Er war der große Kinomagier, schuf in einer fast 60 Jahre währenden Karriere an die 120 Theater- und Operninszenierungen (auch in München, Hamburg, Salzburg) und 50 Filme. Am 30. Juli 2007 ist der schwedische Meisterregisseur Ingmar Bergman mit 89 Jahren gestorben. „Friedlich in seinem Bett“, wie sein Schwiegersohn, der schwedische Krimiautor Henning Mankell, sagte. Eineinhalb Jahrzehnte lang hatte Bergman zurückgezogen in seinem Haus auf der kleinen Ostseeinsel Farö gelebt.

Seit dem Tod seiner sechsten Ehefrau Ingrid 1995, plagten ihn schwere Depressionen, mochte er nicht mehr öffentlich auftreten. Nicht einmal, als Kollegen wie Martin Scorsese oder Woody Allen ihn 1997 beim Festival von Cannes zum „größten Filmregisseur aller Zeiten“ wählten und ihm die „Palme der Palmen“ überreichen wollten, verließ Bergman Farö. Er schickte seine Ex-Geliebte und Schauspiel-Muse Liv Ullmann nach Cannes.
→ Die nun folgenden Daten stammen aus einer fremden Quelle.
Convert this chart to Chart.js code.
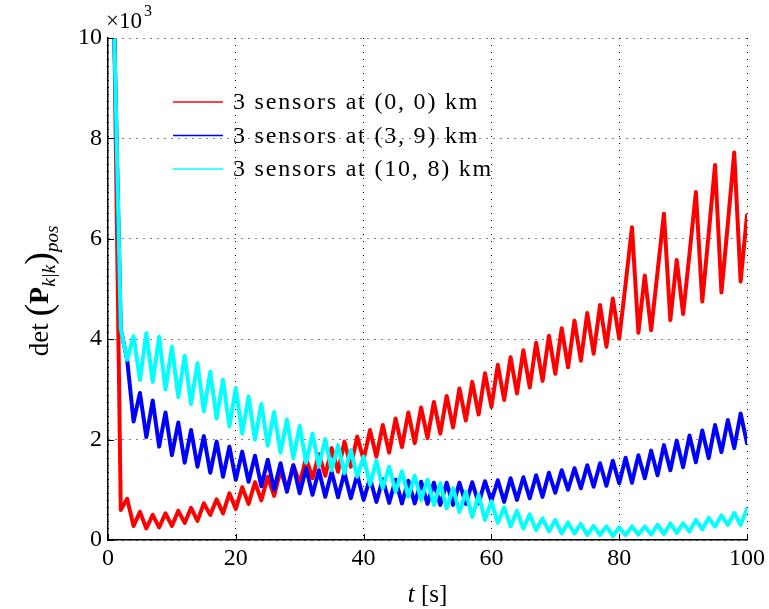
<!DOCTYPE html>
<html>
<head>
<meta charset="utf-8">
<title>det P k|k pos</title>
<script src="https://cdn.jsdelivr.net/npm/chart.js"></script>
<style>
  html, body { margin: 0; padding: 0; background: #fff; }
  #wrap { width: 769px; height: 609px; }
</style>
</head>
<body>
<div id="wrap"><canvas id="detChart" width="769" height="609"></canvas></div>
<script>
// time steps [s]
const times = [
  1,2,3,4,5,6,7,8,9,10, 11,12,13,14,15,16,17,18,19,20,
  21,22,23,24,25,26,27,28,29,30, 31,32,33,34,35,36,37,38,39,40,
  41,42,43,44,45,46,47,48,49,50, 51,52,53,54,55,56,57,58,59,60,
  61,62,63,64,65,66,67,68,69,70, 71,72,73,74,75,76,77,78,79,80,
  81,82,83,84,85,86,87,88,89,90, 91,92,93,94,95,96,97,98,99,100
];

const seriesNames = ['3 sensors at (0, 0) km', '3 sensors at (3, 9) km', '3 sensors at (10, 8) km'];
const seriesColors = ['#ff0000', '#0000ff', '#00ffff'];

// det(P) values
const sensors00 = [
  10000,600,820,280,560,230,500,250,530,280,
  580,340,640,380,730,500,810,530,930,620,
  1050,720,1150,790,1260,880,1390,1000,1490,1130,
  1630,1230,1710,1280,1830,1360,1960,1460,2060,1600,
  2190,1660,2290,1740,2420,1850,2540,1930,2640,2030,
  2750,2120,2870,2240,3020,2380,3150,2500,3320,2650,
  3490,2790,3640,2920,3780,3040,3930,3170,4070,3310,
  4220,3440,4370,3570,4520,3710,4680,3850,4810,4010,
  5100,6230,4130,5270,4180,5340,6500,4380,5580,4500,
  5700,6930,4750,6100,7470,4930,6300,7720,5150,6470
];
const sensors39 = [
  10000,4200,3590,2360,2930,2050,2780,1860,2540,1690,
  2340,1540,2190,1460,2070,1340,1960,1260,1860,1200,
  1760,1160,1680,1070,1600,1000,1530,960,1490,930,
  1430,900,1390,860,1360,850,1340,830,1300,800,
  1230,760,1210,740,1200,730,1180,730,1160,720,
  1140,700,1140,700,1140,720,1150,730,1170,780,
  1190,760,1230,800,1250,830,1290,860,1340,940,
  1390,1000,1430,1030,1490,1060,1530,1080,1580,1130,
  1640,1140,1690,1230,1780,1290,1890,1390,1980,1450,
  2080,1550,2180,1630,2290,1750,2390,1830,2520,1930
];
const sensors108 = [
  10000,4200,3590,4060,3190,4120,3150,4050,3000,3850,
  2850,3670,2710,3520,2560,3350,2420,3190,2260,3030,
  2120,2860,2000,2710,1880,2550,1740,2400,1630,2270,
  1540,2120,1470,2010,1390,1890,1330,1790,1260,1660,
  1100,1580,1030,1460,960,1370,860,1280,800,1200,
  700,1130,630,1030,560,960,460,900,400,770,
  340,650,270,580,230,510,200,430,170,400,
  130,350,130,320,100,280,100,270,80,250,
  100,270,110,270,110,300,120,330,140,330,
  170,400,210,440,270,490,300,540,300,620
];

const xTicks = [0, 20, 40, 60, 80, 100];
const yTicks = [0, 2000, 4000, 6000, 8000, 10000];

const SERIF = '"Liberation Serif", "DejaVu Serif", serif';

function toPoints(vals) {
  return vals.map((v, i) => ({ x: times[i], y: v }));
}

// draw a run of text pieces with different fonts / offsets, centred on cx
function drawRuns(ctx, runs, cx, cy) {
  let total = 0;
  runs.forEach(r => { ctx.font = r.font; r.w = ctx.measureText(r.text).width; total += r.w; });
  let px = cx - total / 2;
  runs.forEach(r => {
    ctx.font = r.font;
    ctx.fillText(r.text, px, cy + (r.dy || 0));
    px += r.w;
  });
}

const overlay = {
  id: 'overlay',
  afterDraw(chart) {
    const { ctx, chartArea: a, scales: { x, y } } = chart;
    ctx.save();

    // inward tick marks (matlab style)
    ctx.strokeStyle = '#000';
    ctx.lineWidth = 1;
    ctx.beginPath();
    yTicks.forEach(v => {
      const py = Math.round(y.getPixelForValue(v)) + 0.5;
      ctx.moveTo(a.left, py); ctx.lineTo(a.left + 6, py);
    });
    xTicks.forEach(v => {
      const px = Math.round(x.getPixelForValue(v)) + 0.5;
      ctx.moveTo(px, a.bottom); ctx.lineTo(px, a.bottom - 6);
    });
    ctx.stroke();

    // legend inside the plot
    ctx.fillStyle = '#000';
    ctx.textBaseline = 'middle';
    ctx.textAlign = 'left';
    chart.data.datasets.forEach((ds, i) => {
      const ly = 102 + i * 33.5;
      ctx.strokeStyle = ds.borderColor;
      ctx.lineWidth = 1.5;
      ctx.beginPath();
      ctx.moveTo(173, ly); ctx.lineTo(223, ly);
      ctx.stroke();
      ctx.font = '24px ' + SERIF;
      ctx.letterSpacing = '1.8px';
      ctx.fillText(ds.label, 233, ly + 1);
      ctx.letterSpacing = '0px';
    });

    // x10^3 exponent
    ctx.textBaseline = 'alphabetic';
    ctx.font = '23px ' + SERIF;
    ctx.fillText('\u00d710', a.left - 2, 28);
    ctx.font = '16px ' + SERIF;
    ctx.fillText('3', a.left + 36, 16);

    // x title
    drawRuns(ctx, [
      { text: 't', font: 'italic 25px ' + SERIF },
      { text: ' [s]', font: '25px ' + SERIF }
    ], (a.left + a.right) / 2, 602);

    // y title, rotated
    ctx.translate(48, 291);
    ctx.rotate(-Math.PI / 2);
    drawRuns(ctx, [
      { text: 'det ', font: '27px ' + SERIF },
      { text: '(', font: '38px ' + SERIF, dy: 3 },
      { text: 'P', font: 'bold 28px ' + SERIF },
      { text: 'k|k', font: 'italic 19px ' + SERIF, dy: 7 },
      { text: ')', font: '38px ' + SERIF, dy: 3 },
      { text: 'pos', font: 'italic 19px ' + SERIF, dy: 10 }
    ], 0, 0);

    ctx.restore();
  }
};

const ctx = document.getElementById('detChart').getContext('2d');
const chart = new Chart(ctx, {
  type: 'line',
  data: {
    datasets: [
      { label: seriesNames[0], data: toPoints(sensors00), borderColor: seriesColors[0], order: 2 },
      { label: seriesNames[1], data: toPoints(sensors39), borderColor: seriesColors[1], order: 1 },
      { label: seriesNames[2], data: toPoints(sensors108), borderColor: seriesColors[2], order: 0 }
    ]
  },
  options: {
    responsive: false,
    animation: false,
    devicePixelRatio: 1,
    layout: { padding: { top: 38, right: 21, left: 0, bottom: 0 } },
    elements: {
      line: { borderWidth: 4, tension: 0, borderJoinStyle: 'round', borderCapStyle: 'round', fill: false },
      point: { radius: 0, hoverRadius: 0 }
    },
    plugins: {
      legend: { display: false },
      tooltip: { enabled: false },
      title: { display: false }
    },
    scales: {
      x: {
        type: 'linear',
        min: 0, max: 100,
        afterFit: s => { s.height = 69; },
        afterBuildTicks: s => { s.ticks = xTicks.map(v => ({ value: v })); },
        ticks: { color: '#000', font: { family: SERIF, size: 24 }, padding: 4, maxRotation: 0 },
        grid: { color: '#000', lineWidth: 1, drawTicks: false },
        border: { display: true, color: '#000', width: 1.5, dash: [1, 6] }
      },
      y: {
        min: 0, max: 10000,
        afterFit: s => { s.width = 108; },
        afterBuildTicks: s => { s.ticks = yTicks.map(v => ({ value: v })); },
        ticks: {
          color: '#000', font: { family: SERIF, size: 24 }, padding: 6,
          callback: v => String(v / 1000)
        },
        grid: { color: '#000', lineWidth: 1, drawTicks: false },
        border: { display: true, color: '#000', width: 1.5, dash: [1, 6] }
      }
    }
  },
  plugins: [overlay]
});
</script>
</body>
</html>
Mit ihr hatte der auch als Frauenheld berühmte Bergman – oft liierte er sich mit seinen Protagonistinnen – eines von acht Kindern, die norwegische Schriftstellerin Linn Ullmann.

Kiloschwer

Ende der Woche erscheint im Taschen Verlag der ultimative Bildband für Bergman-Verehrer, „The Ingmar Bergman Archives“. Das großformatige, kiloschwere Prachtbuch – ebenso bibliophil gestaltet wie der Stanley-Kubrick-Band – enthält bisher unveröffentlichte Bilder, Briefe, Interviews, Skizzen und Dokumente aus dem privaten Archiv Bergmans und aus der Bergman Stiftung. Der Meister selbst hatte, so der Verlag, dieses Projekt unterstützt. Bengt Wanselius, 20 Jahre lang Bergmans persönlicher Fotograf, und Textredakteur Paul Duncan, bekamen für ihre Arbeit Hilfe von allen schwedischen Kulturinstitutionen und sogar vom Königshaus. Das Vorwort schrieb Erland Josephson, Bergmans Lieblingsschauspieler.

Jedes Buch enthält außerdem einen Original-Filmstreifen von „Fanny und Alexander“ (1982, vier Oscars) aus Bergmans Besitz und eine DVD mit Doku-Material von 110 Minuten Länge (unter anderem Bergmans private Super-8-Filme). So nahe hat der spröde, introvertierte Künstler seine Fans also nie an sich herangelassen. Zu seiner Kinoarbeit meinte Bergman einmal: „Ich weiß, dass wir mit Hilfe des Films in bisher nie gesehene Welten eindringen können.“ So schuf er Werke wie „Jungfrauenquelle“ (1959, Oscar), „Das Schweigen“ (Skandal 1962), „Schreie und Flüstern“.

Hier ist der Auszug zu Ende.